Fannie Mae and Freddie Mac in receivership. Bear Sterns and Lehman Brothers going belly-up while AIG gets a government bailout to avoid even more chaos. And you thought Gordon “Greed-is-good” Gecko was only a fictional movie character? Personally, I’m glad to be living light years away from Wall Street as a transplanted Texan, where we long ago produced two people who had exactly the right idea about banks: Bonnie and Clyde.
I’m not entirely kidding but don’t miss the deadly serious point: things are going to get a lot worse unless we fundamentally change the way American financial firms operate, from Wall Street to Main Street. While former military officers aren’t expected to offer opinions on business issues, much of my writing and research since Enron has focused squarely on business leadership.I teach MBA’s and my2004 book, Business As War, argued that American business should exploit such cutting-edge 21st century techniques as business intelligence.
- Who’s on first? Banks and credit reporting agencies have failed to verify the customers they are really dealing with, much less their ability to repay subprime mortgages or rising credit card debts. Often confused with data warehousing, better business intelligence systems are part of the answer. But even simpler common-sense practices – like picking up a phone and calling a prospective customer – can go a long way toward reducing fraud and bad debt.
- The love of money: Really IS the root of all evil, but especially when banks are able to charge 37% interest on credit card balances, usury once available only from the Sopranos. With profits so high, small wonder that customer verification or preventing identity theft are all but ignored. The only thing that really matters is continuing to rake in all that swag so if some loans turn bad, what of it? Enough other schnooks will obediently pay their minimum monthly balances.

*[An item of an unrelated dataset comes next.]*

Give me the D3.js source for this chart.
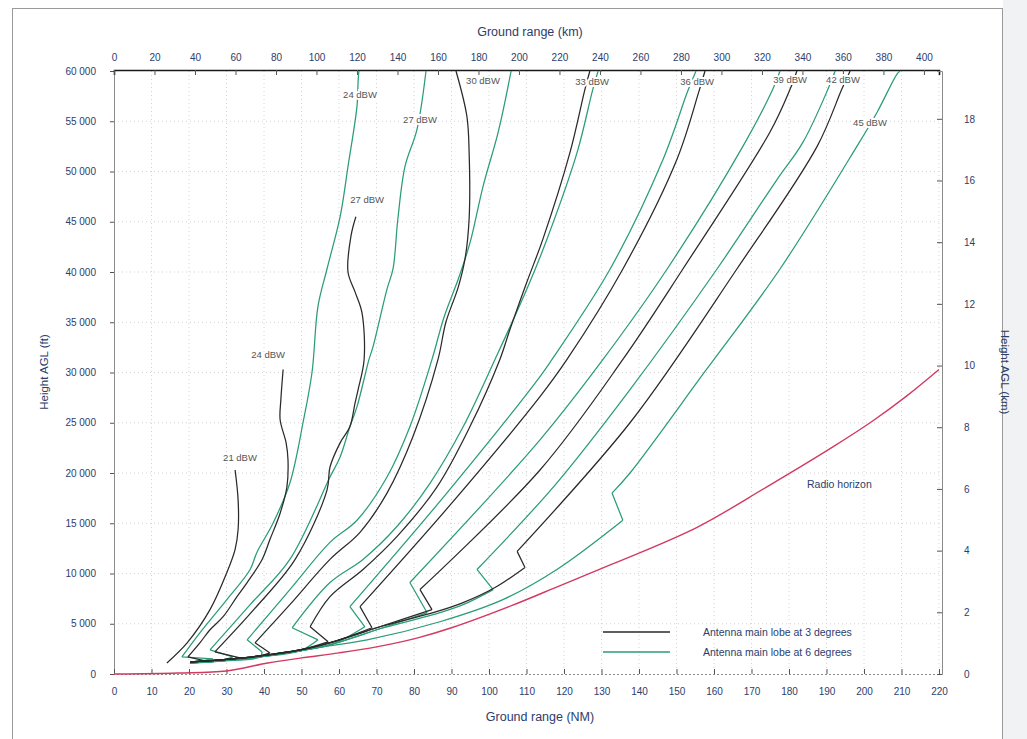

- Bad structure compounds bad business. Wall Street now resembles what Marx gleefully prophesied – capitalists devouring other capitalists. But even he could never have imagined the perverse effects of aggressively decentralizing our financial institutions. Organized around innumerable stand-alone “profit centers,” effective leadership became impossible so what was everybody’s business became no one’s business. With disaster no longer being left to chance.
- The best government money can buy. All you need to know about where the buck really stops is that two ranking Democrats on the Senate Banking Committee got sweetheart deals from the very same mortgage brokers they were supposedly overseeing. As George Costanza used to say, “Not that there’s anything wrong with it.” Indeed not, nor with those sky-high interest rates that are authorized by law, regulated by various Federal agencies and entirely controlled by the American Banking Association.